Campaign group Liberty hits out at data breach
RIGHTS group Liberty has described the breach of private citizens' data as "deeply alarming".
Material contained on a pen drive, believed to belong to police, was accidentally left in a device recently handed back to loyalists under investigation.
The data, seen by The Irish News, appears to show personal details of people and businesses from a number of internet service providers.
In April this year three appeal court judges ordered the British government to change parts of the Investigatory Powers Act that permitted private citizens' internet usage to be monitored and stored, ruling it was not compatible with EU law.

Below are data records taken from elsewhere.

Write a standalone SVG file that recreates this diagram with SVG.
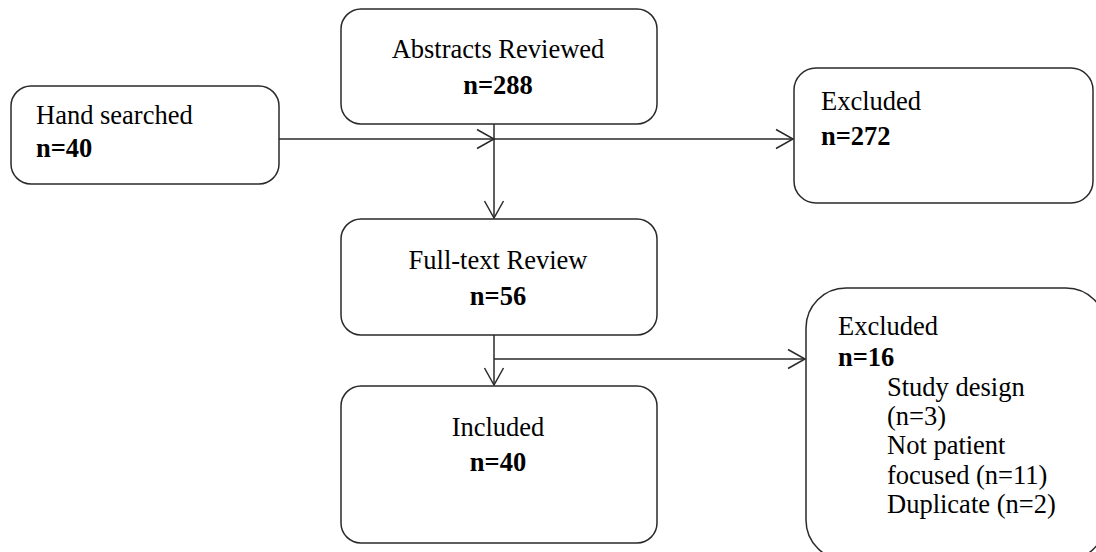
<svg xmlns="http://www.w3.org/2000/svg" width="1096" height="552" viewBox="0 0 1096 552">
<style>
.box{fill:#fff;stroke:#2a2a2a;stroke-width:1.5}
.ln{fill:none;stroke:#2a2a2a;stroke-width:1.5}
text{font-family:"Liberation Serif","Times New Roman",serif;font-size:26.5px;fill:#000}
.b{font-weight:bold}
.c{text-anchor:middle}
</style>
<defs>
<marker id="ah" viewBox="-20 -12 24 24" markerWidth="24" markerHeight="24" refX="0" refY="0" orient="auto" markerUnits="userSpaceOnUse">
<path d="M -17 -9.5 L 0 0 L -17 9.5" fill="none" stroke="#2a2a2a" stroke-width="1.5"/>
</marker>
</defs>
<g id="connectors">
<path class="ln" d="M 279 139 L 494 139" marker-end="url(#ah)"/>
<path class="ln" d="M 494 139 L 793 139" marker-end="url(#ah)"/>
<path class="ln" d="M 494 124 L 494 218" marker-end="url(#ah)"/>
<path class="ln" d="M 494 335 L 494 385" marker-end="url(#ah)"/>
<path class="ln" d="M 494 359 L 805 359" marker-end="url(#ah)"/>
</g>
<g id="abstracts">
<rect class="box" x="341" y="9" width="316" height="115" rx="20"/>
<text class="c" x="498" y="58">Abstracts Reviewed</text>
<text class="c b" x="498" y="94">n=288</text>
</g>
<g id="hand">
<rect class="box" x="11" y="86" width="268" height="98" rx="20"/>
<text x="36" y="124">Hand searched</text>
<text class="b" x="36" y="157">n=40</text>
</g>
<g id="excluded1">
<rect class="box" x="794" y="68" width="299" height="135" rx="22"/>
<text x="821" y="110">Excluded</text>
<text class="b" x="821" y="145">n=272</text>
</g>
<g id="fulltext">
<rect class="box" x="341" y="219" width="316" height="116" rx="20"/>
<text class="c" x="498" y="269">Full-text Review</text>
<text class="c b" x="498" y="305">n=56</text>
</g>
<g id="included">
<rect class="box" x="341" y="386" width="316" height="157" rx="20"/>
<text class="c" x="498" y="436">Included</text>
<text class="c b" x="498" y="471">n=40</text>
</g>
<g id="excluded2">
<rect class="box" x="806" y="288" width="300" height="272" rx="40"/>
<text x="838" y="335">Excluded</text>
<text class="b" x="838" y="366">n=16</text>
<text x="887" y="396">Study design</text>
<text x="887" y="425">(n=3)</text>
<text x="887" y="454">Not patient</text>
<text x="887" y="484">focused (n=11)</text>
<text x="887" y="513">Duplicate (n=2)</text>
</g>
</svg>
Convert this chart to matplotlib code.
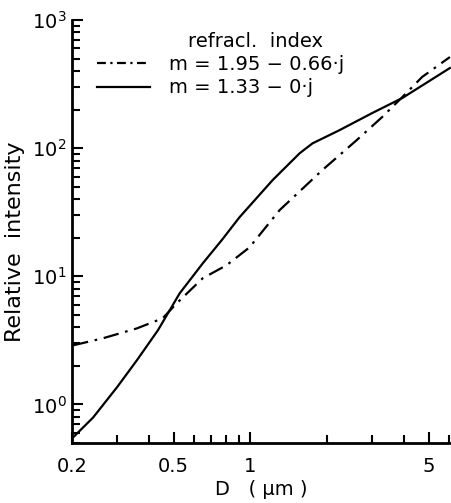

Liberty crowdfunded the legal challenge against the act, arguing that by storing sensitive personal information the government was placing private citizens at risk from criminal hackers and foreign spies.

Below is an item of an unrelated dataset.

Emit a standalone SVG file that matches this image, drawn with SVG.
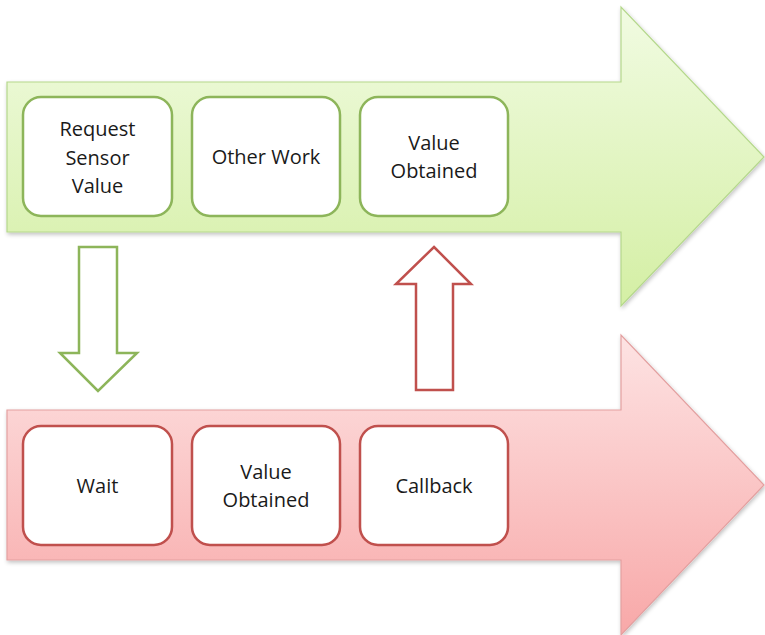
<svg xmlns="http://www.w3.org/2000/svg" width="765" height="635" viewBox="0 0 765 635">
<defs>
<linearGradient id="gGreen" x1="0" y1="0" x2="0" y2="1">
<stop offset="0" stop-color="#f1fbe2"/>
<stop offset="1" stop-color="#d4efa4"/>
</linearGradient>
<linearGradient id="gRed" x1="0" y1="0" x2="0" y2="1">
<stop offset="0" stop-color="#fde3e3"/>
<stop offset="1" stop-color="#f8a8a8"/>
</linearGradient>
<filter id="sh" x="-5%" y="-5%" width="110%" height="115%">
<feGaussianBlur in="SourceAlpha" stdDeviation="2"/>
<feOffset dx="1" dy="2"/>
<feComponentTransfer><feFuncA type="linear" slope="0.25"/></feComponentTransfer>
<feMerge><feMergeNode/><feMergeNode in="SourceGraphic"/></feMerge>
</filter>
</defs>
<style>
.big-g{fill:url(#gGreen);stroke:#b5d88c;stroke-width:1.2}
.big-r{fill:url(#gRed);stroke:#e3a0a0;stroke-width:1.2}
.box-g{fill:#ffffff;stroke:#8db55a;stroke-width:2.5}
.box-r{fill:#ffffff;stroke:#c0504d;stroke-width:2.5}
.conn-g{fill:#ffffff;stroke:#8db55a;stroke-width:2.5}
.conn-r{fill:#ffffff;stroke:#c0504d;stroke-width:2.5}
text{font-family:"Open Sans","Liberation Sans",sans-serif;font-size:20px;fill:#1a1a1a;text-anchor:middle}
</style>
<g id="green-lane">
<path class="big-g" filter="url(#sh)" d="M7,82 L621,82 L621,7 L764,157 L621,306 L621,232 L7,232 Z"/>
</g>
<g id="red-lane">
<path class="big-r" filter="url(#sh)" d="M7,410 L621,410 L621,335 L764,485 L621,635 L621,560 L7,560 Z"/>
</g>
<g id="connectors">
<path class="conn-g" d="M79,247 L117,247 L117,353 L137,353 L98,391 L60,353 L79,353 Z"/>
<path class="conn-r" d="M434,247 L471,284 L453,284 L453,390 L416,390 L416,284 L396,284 Z"/>
</g>
<g id="request-sensor-value">
<rect class="box-g" x="23" y="97" width="149" height="119" rx="18"/>
<text x="97.5" y="136">Request</text>
<text x="97.5" y="165">Sensor</text>
<text x="97.5" y="193">Value</text>
</g>
<g id="other-work">
<rect class="box-g" x="192" y="97" width="148" height="119" rx="18"/>
<text x="266" y="164">Other Work</text>
</g>
<g id="value-obtained-top">
<rect class="box-g" x="360" y="97" width="148" height="119" rx="18"/>
<text x="434" y="150">Value</text>
<text x="434" y="178">Obtained</text>
</g>
<g id="wait">
<rect class="box-r" x="23" y="426" width="149" height="119" rx="18"/>
<text x="97.5" y="493">Wait</text>
</g>
<g id="value-obtained-bottom">
<rect class="box-r" x="192" y="426" width="148" height="119" rx="18"/>
<text x="266" y="479">Value</text>
<text x="266" y="507">Obtained</text>
</g>
<g id="callback">
<rect class="box-r" x="360" y="426" width="148" height="119" rx="18"/>
<text x="434" y="493">Callback</text>
</g>
</svg>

Hannah Couchman, policy officer for Liberty, said yesterday that The Irish News revelations were "deeply alarming", claiming it "reveals the police's negligent attitude towards our privacy rights".
A former criminal law barrister, Ms Couchman said: "It is shocking they are amassing enormous quantities of people's personal data in the first place, but then failing to take obvious steps to ensure its security is indefensible.
"Enormous data breaches likes this erode public trust in the police, especially when there has been no transparency around how they came to have this treasure trove of information.
"The police must now notify everyone whose data rights have been violated and then submit to an urgent investigation into its data collection practices."